Hayat Yolculuğunda Yol Arkadaşı!

Bir filmin ya da kitabın sonuna gelmek gibi seninle olmak. Hem bitmesin istiyorum, hem de hikayeyi biliyorum. Karmaşık bir huzur!


Bir solukta okunup bitirilecek romanlar gibi bitirmeliydim seni ama altı çizilecek cümleler buldum içinde. Tadına varmak istedim, uzattıkça uzattım. Sonunda katilin uşak çıkacağını da biliyordum üstelik! İnsan en kolay kendini kandırıyor.

Zarif bir aşk filminin başkahramanı olmak sevdasıdır belki istediğim veya kendimi avutuyorumdur. Önü, arkası ne olursa olsun, bir sevdanın tam ortasında durduğum için mutluydum.

Aslında hepsi büyük egonun oyunu! Kurallarını koyabildiğin sürece oynamayı sevdiğin ve asla kaybetmeyeceğini bildiğin!

Hepimizin içinde bir şeytan yaşıyor galiba, kimilerimiz çok besleyip büyütüyoruz. Kötülük de diğer tüm duygular gibi, beslendikçe büyüyüp serpilmiyor mu?

İlişkilerin düğümü tam burada olmalı! Ya sen beni gerçekten seviyorsan?
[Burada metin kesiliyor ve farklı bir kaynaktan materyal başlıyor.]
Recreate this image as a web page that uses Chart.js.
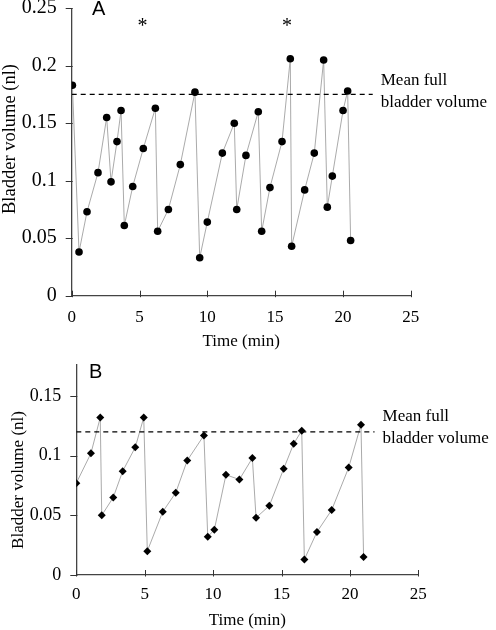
<!DOCTYPE html>
<html>
<head>
<meta charset="utf-8">
<script src="https://cdn.jsdelivr.net/npm/chart.js@4/dist/chart.umd.min.js"></script>
<style>
  html, body { margin: 0; padding: 0; background: #fff; }
  #wrapA { position: absolute; left: 0; top: 0; width: 496px; height: 350px; }
  #wrapB { position: absolute; left: 0; top: 350px; width: 496px; height: 280px; }
</style>
</head>
<body>
<div id="wrapA"><canvas id="chartA" width="496" height="350"></canvas></div>
<div id="wrapB"><canvas id="chartB" width="496" height="280"></canvas></div>
<script>
// panel A - circles
const timeA = [0.05, 0.54, 1.13, 1.94, 2.58, 2.90, 3.34, 3.64, 3.88, 4.50, 5.28, 6.17, 6.34, 7.13, 8.01, 9.09, 9.44, 10.0,
  11.11, 11.99, 12.17, 12.85, 13.76, 14.01, 14.62, 15.51, 16.12, 16.22, 17.18, 17.89, 18.58, 18.85, 19.22, 20.01, 20.35, 20.57];
const volA = [0.183, 0.038, 0.073, 0.107, 0.155, 0.099, 0.134, 0.161, 0.061, 0.095, 0.128, 0.163, 0.056, 0.075, 0.114, 0.177, 0.033, 0.064,
  0.124, 0.150, 0.075, 0.122, 0.160, 0.056, 0.094, 0.134, 0.206, 0.043, 0.092, 0.124, 0.205, 0.077, 0.104, 0.161, 0.178, 0.048];
const meanA = 0.175;
const meanEndA = 22.2;
const starTimesA = [5.22, 15.88];
const ticksYA = [0, 0.05, 0.1, 0.15, 0.2, 0.25];

// panel B - diamonds
const timeB = [0.0, 1.07, 1.75, 1.86, 2.70, 3.39, 4.31, 4.93, 5.19, 6.32, 7.27, 8.11, 9.33, 9.61, 10.09, 10.94, 11.92, 12.87,
  13.14, 14.11, 15.16, 15.89, 16.48, 16.67, 17.59, 18.67, 19.91, 20.81, 21.0];
const volB = [0.077, 0.102, 0.132, 0.050, 0.065, 0.087, 0.107, 0.132, 0.020, 0.053, 0.069, 0.096, 0.117, 0.032, 0.038, 0.084, 0.080, 0.098,
  0.048, 0.058, 0.089, 0.110, 0.121, 0.013, 0.036, 0.0545, 0.090, 0.126, 0.015];
const meanB = 0.12;
const meanEndB = 21.8;
const ticksYB = [0, 0.05, 0.1, 0.15];

const ticksX = [0, 5, 10, 15, 20, 25];

const SERIF = '"Liberation Serif", "Times New Roman", serif';

// tick marks, panel letters, y titles, mean label, asterisks
const decor = {
  id: 'decor',
  afterDraw(chart, args, opts) {
    const { ctx, chartArea, scales: { x, y } } = chart;
    ctx.save();
    ctx.strokeStyle = '#333';
    ctx.lineWidth = 1;
    ctx.beginPath();
    x.ticks.forEach(t => {
      const px = Math.round(x.getPixelForValue(t.value)) + 0.5;
      ctx.moveTo(px, chartArea.bottom - 5);
      ctx.lineTo(px, chartArea.bottom + 1.5);
    });
    y.ticks.forEach(t => {
      const py = Math.round(y.getPixelForValue(t.value)) + 0.5;
      ctx.moveTo(chartArea.left - 6, py);
      ctx.lineTo(chartArea.left + 1, py);
    });
    ctx.stroke();

    ctx.fillStyle = '#000';
    ctx.font = '20px "Liberation Sans", Arial, sans-serif';
    ctx.textAlign = 'left';
    ctx.textBaseline = 'alphabetic';
    ctx.fillText(opts.letter, opts.letterX, opts.letterY);

    ctx.save();
    ctx.translate(opts.titleX, opts.titleY);
    ctx.rotate(-Math.PI / 2);
    ctx.font = opts.titleSize + 'px ' + SERIF;
    ctx.textAlign = 'center';
    ctx.textBaseline = 'middle';
    ctx.fillText('Bladder volume (nl)', 0, 0);
    ctx.restore();

    const my = y.getPixelForValue(opts.mean);
    const mx = x.getPixelForValue(opts.meanEnd) + 8;
    ctx.font = '17px ' + SERIF;
    ctx.textAlign = 'left';
    ctx.textBaseline = 'middle';
    ctx.fillText('Mean full', mx, my + opts.line1);
    ctx.fillText('bladder volume', mx, my + opts.line2);

    ctx.font = '20px ' + SERIF;
    ctx.textAlign = 'center';
    ctx.textBaseline = 'alphabetic';
    (opts.stars || []).forEach(t => {
      ctx.fillText('*', x.getPixelForValue(t), y.getPixelForValue(opts.starY));
    });
    ctx.restore();
  }
};

function makeChart(id, c) {
  const points = c.time.map((t, i) => ({ x: t, y: c.vol[i] }));
  return new Chart(document.getElementById(id), {
    type: 'line',
    data: {
      datasets: [
        {
          data: [{ x: 0, y: c.mean }, { x: c.meanEnd, y: c.mean }],
          borderColor: '#000',
          borderWidth: 1.2,
          borderDash: [5, 4],
          pointRadius: 0
        },
        {
          data: points,
          borderColor: '#a0a0a0',
          borderWidth: 0.9,
          tension: 0,
          pointStyle: c.pointStyle,
          pointRadius: c.pointRadius,
          pointBackgroundColor: '#000',
          pointBorderColor: '#000',
          pointBorderWidth: 0
        }
      ]
    },
    options: {
      responsive: false,
      animation: false,
      devicePixelRatio: 1,
      layout: { padding: c.padding },
      plugins: {
        legend: { display: false },
        tooltip: { enabled: false },
        decor: c.decor
      },
      scales: {
        x: {
          type: 'linear',
          min: 0,
          max: 25,
          grid: { display: false },
          border: { display: true, color: '#444', width: 1.3 },
          afterBuildTicks: axis => { axis.ticks = ticksX.map(v => ({ value: v })); },
          afterFit: s => { s.height = c.xHeight; s.paddingLeft = 0; s.paddingRight = 0; },
          ticks: {
            color: '#000',
            padding: c.xTickPad,
            maxRotation: 0,
            font: { family: SERIF, size: 17 },
            callback: v => String(v)
          },
          title: {
            display: true,
            text: 'Time (min)',
            color: '#000',
            font: { family: SERIF, size: 17, lineHeight: 1 },
            padding: { top: 0, bottom: c.xTitlePad }
          }
        },
        y: {
          type: 'linear',
          min: 0,
          max: c.yMax,
          grid: { display: false },
          border: { display: true, color: '#444', width: 1.3 },
          afterBuildTicks: axis => { axis.ticks = c.yTicks.map(v => ({ value: v })); },
          afterFit: s => { s.width = c.yWidth; s.paddingTop = 0; s.paddingBottom = 0; },
          ticks: {
            color: '#000',
            padding: 7,
            font: { family: SERIF, size: c.yTickSize },
            callback: v => String(v)
          }
        }
      }
    },
    plugins: [decor]
  });
}

makeChart('chartA', {
  time: timeA, vol: volA, mean: meanA, meanEnd: meanEndA,
  pointStyle: 'circle', pointRadius: 3.8,
  padding: { top: 8.2, right: 85.3, left: 0, bottom: 0 },
  xHeight: 54.3, yWidth: 71.7, yMax: 0.25, yTicks: ticksYA, xTitlePad: 0,
  xTickPad: 4, yTickSize: 20,
  decor: {
    letter: 'A', letterX: 92, letterY: 15,
    titleX: 10, titleY: 139, titleSize: 18.5,
    mean: meanA, meanEnd: meanEndA, line1: -14, line2: 8,
    stars: starTimesA, starY: 0.229
  }
});

makeChart('chartB', {
  time: timeB, vol: volB, mean: meanB, meanEnd: meanEndB,
  pointStyle: 'rectRot', pointRadius: 4,
  padding: { top: 15, right: 77.7, left: 0, bottom: 0 },
  xHeight: 55, yWidth: 76.3, yMax: 0.176, yTicks: ticksYB, xTitlePad: 1,
  xTickPad: 1, yTickSize: 18,
  decor: {
    letter: 'B', letterX: 89, letterY: 28.3,
    titleX: 19, titleY: 130, titleSize: 17,
    mean: meanB, meanEnd: meanEndB, line1: -15, line2: 7,
    stars: [], starY: 0
  }
});
</script>
</body>
</html>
Adaletsiz bir ilişki biçimi olurdu. Eşitlik iyidir bence, denge iyidir.

Birini çok sevmediğim zaman, beni çok sevmesinden korkuyorum. Üstümde hakkı kalır, ardımda ahı durur diye endişe ediyorum. Ah bu ilişkiler! Yaşasan bir türlü, yaşamasan başka türlü! Ya içinde ukde kalır, ya fazlasından için bayılır.

Bir hayalim var. Gözümün önünde bir fotoğraf, içinde olan olaylar var. Yaşadıkça görüyorum ki, biz o resimdekiler değiliz.
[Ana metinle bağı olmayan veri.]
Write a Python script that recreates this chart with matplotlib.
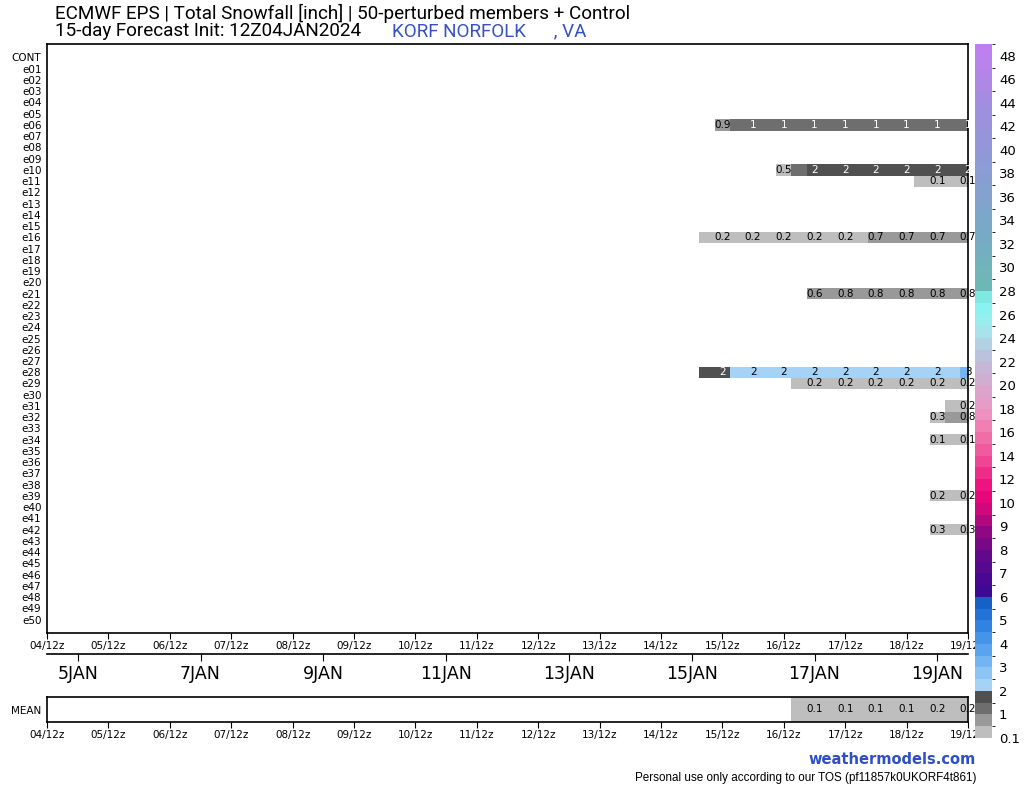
import numpy as np
import matplotlib
matplotlib.use("Agg")
import matplotlib.pyplot as plt
from matplotlib.colors import ListedColormap, BoundaryNorm, LinearSegmentedColormap, to_hex
import matplotlib.colorbar as mcolorbar

# rows (top to bottom)
members = ["CONT"] + [f"e{i:02d}" for i in range(1, 51)]

# 6-hourly totals from 15/06z to 19/12z (18 steps)
step_days = [10.75 + 0.25 * i for i in range(18)]  # days after 04/12z

e06 = [0, 0.9, 1.0, 1.1, 1.1, 1.1, 1.1, 1.1, 1.1, 1.1, 1.1, 1.1, 1.1, 1.1, 1.1, 1.1, 1.1, 1.1]
e10 = [0, 0, 0, 0, 0, 0.48, 1.2, 1.7, 1.7, 1.8, 1.8, 1.8, 1.8, 1.8, 1.8, 1.8, 1.8, 1.8]
e11 = [0] * 14 + [0.1, 0.1, 0.1, 0.1]
e16 = [0.1, 0.2, 0.2, 0.2, 0.2, 0.2, 0.2, 0.2, 0.2, 0.2, 0.3, 0.7, 0.7, 0.7, 0.7, 0.7, 0.7, 0.7]
e21 = [0] * 7 + [0.6, 0.7, 0.8, 0.8, 0.8, 0.8, 0.8, 0.8, 0.8, 0.8, 0.8]
e28 = [1.6, 1.8, 2.1, 2.2, 2.2, 2.2, 2.2, 2.2, 2.3, 2.3, 2.3, 2.3, 2.3, 2.3, 2.3, 2.4, 2.4, 3.0]
e29 = [0] * 6 + [0.1] + [0.2] * 11
e31 = [0] * 16 + [0.1, 0.2]
e32 = [0] * 15 + [0.3, 0.6, 0.8]
e34 = [0] * 15 + [0.1, 0.1, 0.1]
e39 = [0] * 15 + [0.2, 0.2, 0.2]
e42 = [0] * 15 + [0.3, 0.3, 0.3]
ens_mean = [0] * 6 + [0.1] * 8 + [0.15, 0.2, 0.2, 0.2]

snowy = {"e06": e06, "e10": e10, "e11": e11, "e16": e16, "e21": e21, "e28": e28,
         "e29": e29, "e31": e31, "e32": e32, "e34": e34, "e39": e39, "e42": e42}

xtick_labels = [f"{d:02d}/12z" for d in range(4, 20)]
date_labels = [f"{d}JAN" for d in range(5, 20, 2)]

# colour scale
bounds = [0.1, 0.5] + list(np.arange(1, 10.5, 0.5)) + list(range(11, 49)) + [50]
cb_ticks = [0.1] + list(range(1, 11)) + list(range(12, 49, 2))
grays = ["#bebebe", "#999999", "#6e6e6e", "#505050"]
blues = ["#a5d3f7", "#8cc4f4", "#74b4f2", "#5aa4ef", "#4494ea", "#3282e4", "#2372d8", "#1462c6"]
purples = ["#3d0a96", "#4a0892", "#56088e", "#62088a", "#780886", "#8e0884", "#b0087e", "#d0087c"]
pinks = ["#e6087a", "#ee1480", "#f02c8a", "#f04494", "#f05a9e", "#f06ea8", "#f080b4", "#ee90c0",
         "#e69cc8", "#dca4cc", "#d0aed2", "#c6b6d8", "#bcc2de", "#b2d2e4", "#a8e2ea", "#98eeee",
         "#8af2f0", "#80e8e2"]
tail = LinearSegmentedColormap.from_list("tail", ["#6cb8b6", "#7aa8c8", "#8c9cd6", "#a08ede", "#c07ff0"])
tops = [to_hex(tail(i / 20)) for i in range(21)]
cmap = ListedColormap(grays + blues + purples + pinks + tops)
norm = BoundaryNorm(bounds, cmap.N)

plt.rcParams["font.family"] = "DejaVu Sans"
fig = plt.figure(figsize=(10.24, 7.88), dpi=100)

def fmt(v):
    return f"{v:.1f}" if v < 0.95 else f"{round(v):.0f}"

x_edges = [d - 0.125 for d in step_days] + [step_days[-1] + 0.125]

# main panel
ax = fig.add_axes([47 / 1024, 1 - 633 / 788, 921 / 1024, 589 / 788])
grid = np.zeros((len(members), len(step_days)))
for name, vals in snowy.items():
    grid[members.index(name)] = vals
ax.pcolormesh(x_edges, np.arange(len(members) + 1) - 0.5, np.ma.masked_less(grid, 0.1),
              cmap=cmap, norm=norm)
for r in range(len(members)):
    for i in range(1, len(step_days), 2):
        v = grid[r, i]
        if v >= 0.1:
            ax.text(step_days[i], r, fmt(v), ha="center", va="center", fontsize=7.5,
                    color="white" if 1 <= v < 2 else "black", clip_on=False)
ax.set_xlim(0, 15)
ax.set_ylim(51.2, -1.2)
ax.set_yticks(range(len(members)))
ax.set_yticklabels(members, fontsize=7.5)
ax.tick_params(axis="y", length=0, pad=4)
ax.set_xticks(range(16))
ax.set_xticklabels(xtick_labels, fontsize=7.5)
ax.tick_params(axis="x", length=4, pad=2)
for s in ax.spines.values():
    s.set_linewidth(1.2)

# date axis
axd = fig.add_axes([47 / 1024, 1 - 654 / 788, 921 / 1024, 0.0001])
axd.set_xlim(0, 15)
axd.set_yticks([])
for s in ["top", "left", "right"]:
    axd.spines[s].set_visible(False)
axd.spines["bottom"].set_linewidth(1.2)
axd.set_xticks(np.arange(0.5, 15, 2))
axd.set_xticklabels(date_labels, fontsize=12.5)
axd.tick_params(axis="x", length=5, pad=3)
axd.patch.set_visible(False)

# mean row
axm = fig.add_axes([47 / 1024, 1 - 722 / 788, 921 / 1024, 25 / 788])
axm.pcolormesh(x_edges, [-0.5, 0.5], np.ma.masked_less([ens_mean], 0.1), cmap=cmap, norm=norm)
for i in range(1, len(step_days), 2):
    if ens_mean[i] >= 0.1:
        axm.text(step_days[i], 0, fmt(ens_mean[i]), ha="center", va="center", fontsize=7.5,
                 clip_on=False)
axm.set_xlim(0, 15)
axm.set_ylim(0.5, -0.5)
axm.set_yticks([0])
axm.set_yticklabels(["MEAN"], fontsize=7.5)
axm.tick_params(axis="y", length=0, pad=4)
axm.set_xticks(range(16))
axm.set_xticklabels(xtick_labels, fontsize=7.5)
axm.tick_params(axis="x", length=4, pad=2)
for s in axm.spines.values():
    s.set_linewidth(1.2)

# colour bar
cax = fig.add_axes([975 / 1024, 1 - 738 / 788, 17 / 1024, 694 / 788])
cb = mcolorbar.ColorbarBase(cax, cmap=cmap, norm=norm, boundaries=bounds,
                            spacing="uniform", ticks=cb_ticks)
cb.set_ticklabels(["0.1"] + [str(t) for t in cb_ticks[1:]])
cb.outline.set_visible(False)
cax.tick_params(length=0, labelsize=9.5, pad=5)

# titles
fig.text(55 / 1024, 1 - 13 / 788, "ECMWF EPS | Total Snowfall [inch] | 50-perturbed members + Control",
         fontsize=13.6, family="Roboto", va="center")
fig.text(55 / 1024, 1 - 31 / 788, "15-day Forecast Init: 12Z04JAN2024",
         fontsize=13.6, family="Roboto", va="center")
fig.text(392 / 1024, 1 - 31 / 788, "KORF NORFOLK      , VA",
         fontsize=13.6, family="Roboto", va="center", color="#3650c8")
fig.text(976 / 1024, 1 - 759 / 788, "weathermodels.com", fontsize=10.5, fontweight="bold",
         color="#2f4fc4", ha="right", va="center")
fig.text(976 / 1024, 1 - 778 / 788, "Personal use only according to our TOS (pf11857k0UKORF4t861)",
         fontsize=8.4, family="Liberation Sans", ha="right", va="center")

fig.savefig("out.png", dpi=100)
Bilim adamlarının söylediği gibi, insan birine aşık olup olmayacağının kararını ilk beş dakikada veriyor olabilir. Peki, birini gerçekten sevebileceğin ve onunla uzun zaman birlikte olabileceğinin kararını vermek için ne kadar süre gerekir?
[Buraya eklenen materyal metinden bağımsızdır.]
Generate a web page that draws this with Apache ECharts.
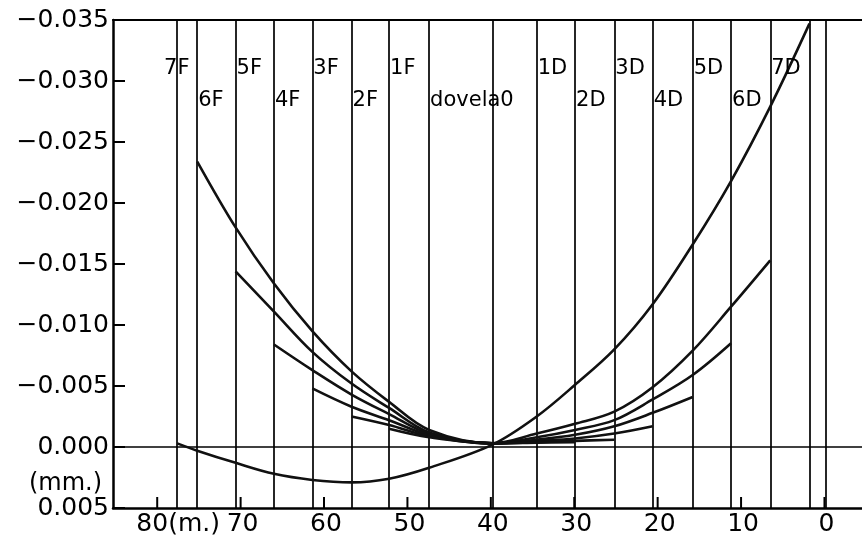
<!DOCTYPE html>
<html><head><meta charset="utf-8">
<script src="https://cdn.jsdelivr.net/npm/echarts@6/dist/echarts.min.js"></script>
<style>html,body{margin:0;padding:0;background:#fff}#c{width:862px;height:540px}</style>
</head><body><div id="c"></div>
<script>
// ---- data ----
const boundaries = [77.6, 75.2, 70.6, 66.0, 61.4, 56.7, 52.2, 47.4, 39.8, 34.5, 29.9, 25.2, 20.6, 15.8, 11.2, 6.5, 1.8, -0.2];
const stations = [77.6, 75.2, 70.6, 66.0, 61.4, 56.7, 52.2, 47.4, 39.8, 34.5, 29.9, 25.2, 20.6, 15.8, 11.2, 6.5, 1.8];
const segmentNames = ['7F','6F','5F','4F','3F','2F','1F','dovela0','1D','2D','3D','4D','5D','6D','7D'];
const segmentLabelX = [79.3, 75.2, 70.6, 66.0, 61.4, 56.7, 52.2, 47.4, 34.5, 29.9, 25.2, 20.6, 15.8, 11.2, 6.5];
const segmentLabelY = [-0.0310, -0.0284, -0.0310, -0.0284, -0.0310, -0.0284, -0.0310, -0.0284, -0.0310, -0.0284, -0.0310, -0.0284, -0.0310, -0.0284, -0.0310];
const xTicks = [80, 70, 60, 50, 40, 30, 20, 10, 0];
const xTickLabels = ['80', '70', '60', '50', '40', '30', '20', '10', '0'];
const xUnit = '(m.)';
const yUnit = '(mm.)';
const yMin = -0.035, yMax = 0.005, yStep = 0.005;
const xMin = -4.5, xMax = 85.3;

const curve7 = [-0.0003, 0.0003, 0.0013, 0.0022, 0.0027, 0.0029, 0.0026, 0.0017, -0.0002, -0.0025, -0.0051, -0.0080, -0.0117, -0.0166, -0.0218, -0.0279, -0.0347];
const curve6 = [null, -0.0234, -0.0180, -0.0134, -0.0095, -0.0062, -0.0037, -0.0014, -0.0003, -0.0011, -0.0019, -0.0029, -0.0049, -0.0079, -0.0115, -0.0153, null];
const curve5 = [null, null, -0.0144, -0.0111, -0.0078, -0.0052, -0.0032, -0.0012, -0.0003, -0.0008, -0.0014, -0.0022, -0.0039, -0.0059, -0.0085, null, null];
const curve4 = [null, null, null, -0.0084, -0.0063, -0.0043, -0.0027, -0.0011, -0.0003, -0.0006, -0.0010, -0.0017, -0.0028, -0.0041, null, null, null];
const curve3 = [null, null, null, null, -0.0048, -0.0033, -0.0022, -0.0010, -0.0003, -0.0005, -0.0007, -0.0011, -0.0017, null, null, null, null];
const curve2 = [null, null, null, null, null, -0.0025, -0.0018, -0.0009, -0.0003, -0.0004, -0.0005, -0.0006, null, null, null, null, null];
const curve1 = [null, null, null, null, null, null, -0.0015, -0.0008, -0.0003, -0.00035, -0.0004, null, null, null, null, null, null];
const curves = [curve7, curve6, curve5, curve4, curve3, curve2, curve1];

// ---- chart ----
const FONT = 'DejaVu Sans';
const chart = echarts.init(document.getElementById('c'), null, {renderer: 'canvas'});

function pairs(vals) {
  const out = [];
  vals.forEach((v, i) => { if (v !== null) out.push([stations[i], v]); });
  return out;
}

const curveSeries = curves.map(c => ({
  type: 'line', xAxisIndex: 0, yAxisIndex: 0,
  data: pairs(c), smooth: 0.35, showSymbol: false, symbol: 'none',
  lineStyle: {color: '#111', width: 2.6}, z: 5, silent: true
}));

const option = {
  animation: false,
  backgroundColor: '#fff',
  grid: {left: 113, right: 0, top: 20, bottom: 32, containLabel: false},
  xAxis: [
    {type: 'value', min: xMin, max: xMax, inverse: true, position: 'bottom',
     axisLine: {show: true, onZero: false, lineStyle: {color: '#000', width: 2.5}},
     axisTick: {show: false}, axisLabel: {show: false}, splitLine: {show: false}},
    {type: 'value', min: xMin, max: xMax, inverse: true, position: 'top',
     axisLine: {show: true, onZero: false, lineStyle: {color: '#000', width: 2.2}},
     axisTick: {show: false}, axisLabel: {show: false}, splitLine: {show: false}}
  ],
  yAxis: {
    type: 'value', min: yMin, max: yMax, interval: yStep, inverse: true,
    axisLine: {show: true, onZero: false, lineStyle: {color: '#000', width: 2.5}},
    axisTick: {show: true, inside: true, length: 12, lineStyle: {color: '#000', width: 2}},
    axisLabel: {
      margin: 4, color: '#000', fontFamily: FONT, fontSize: 25,
      formatter: v => (v < -1e-9 ? '\u2212' + Math.abs(v).toFixed(3) : Math.abs(v).toFixed(3))
    },
    splitLine: {show: false}
  },
  graphic: [{
    type: 'text', right: 862 - 102, top: 472,
    style: {text: yUnit, fill: '#000', font: '24px "' + FONT + '"'}
  }],
  series: [
    {
      type: 'custom', xAxisIndex: 0, yAxisIndex: 0, silent: true, clip: false, z: 6,
      data: xTicks.map((t, i) => [t, i]),
      renderItem: function (params, api) {
        const i = api.value(1);
        const p = api.coord([api.value(0), yMax]);
        const f = '25px "' + FONT + '"';
        const children = [
          {type: 'line', shape: {x1: p[0], y1: p[1], x2: p[0], y2: p[1] - 11},
           style: {stroke: '#000', lineWidth: 2}},
        ];
        if (i === 0) {
          children.push({type: 'text', x: p[0] - 5, y: p[1] + 4,
            style: {text: xTickLabels[i], fill: '#000', font: f, align: 'center', verticalAlign: 'top'}});
          children.push({type: 'text', x: p[0] + 11, y: p[1] + 4,
            style: {text: xUnit, fill: '#000', font: f, align: 'left', verticalAlign: 'top'}});
        } else {
          children.push({type: 'text', x: p[0] + 2, y: p[1] + 4,
            style: {text: xTickLabels[i], fill: '#000', font: f, align: 'center', verticalAlign: 'top'}});
        }
        return {type: 'group', children: children};
      },
      markLine: {
        silent: true, symbol: 'none', animation: false,
        label: {show: false},
        lineStyle: {color: '#000', width: 1.7, type: 'solid'},
        data: boundaries.map(b => ({xAxis: b})).concat([{yAxis: 0}])
      }
    },
    {
      type: 'scatter', xAxisIndex: 0, yAxisIndex: 0, silent: true, z: 7,
      symbolSize: 0, itemStyle: {opacity: 1, color: '#000'},
      data: segmentNames.map((n, i) => [segmentLabelX[i], segmentLabelY[i], n]),
      label: {
        show: true, position: 'right', distance: 1,
        formatter: p => p.data[2],
        color: '#000', fontFamily: FONT, fontSize: 21
      }
    }
  ].concat(curveSeries)
};
chart.setOption(option);
</script>
</body></html>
Verdiğimiz her kararın da, bir geçerlilik süresi olduğu aşikar; yoksa insanlar neden ayrılsın? O zaman için doğru olan, ileriki zamanlar için de doğru demek olmuyor. Değişiyoruz çünkü! Tenimiz, düşüncelerimiz, bakış açımız, alışkanlıklarımız, inançlarımız değişiyor.

Uzun yıllar bir arada kalmayı becerebilenlerin, değişimleri de birbiriyle uyumlu oluyor. Elbette zorunlu yan yana kalınan ilişkileri söylemiyorum, onlar konu dışına alınıyor. Başaranlar var! Onların seçimleri mi doğru dersiniz, yoksa çıktıkları yolu mu birleştirmeyi beceriyorlar?

Aynı yolda yürümeyi becerebilmek için, birbirine benzemek gerekmiyor. Hata çoğu zaman karşıtlığın ahengi yürütüyor gemileri. Önemli olan, ayrı olayları aynı olgunluklarla dengelemektir. Yakalayamadıklarında bile anlamaya çalışıyorsan, gittiğin yol birdir. Farklı manzaraları görsen de, sonunda hedefine ulaşırsın. Zaten maksat son durağa gitmek değil, yolculuğun keyfini çıkarabilmek, öyle değil mi?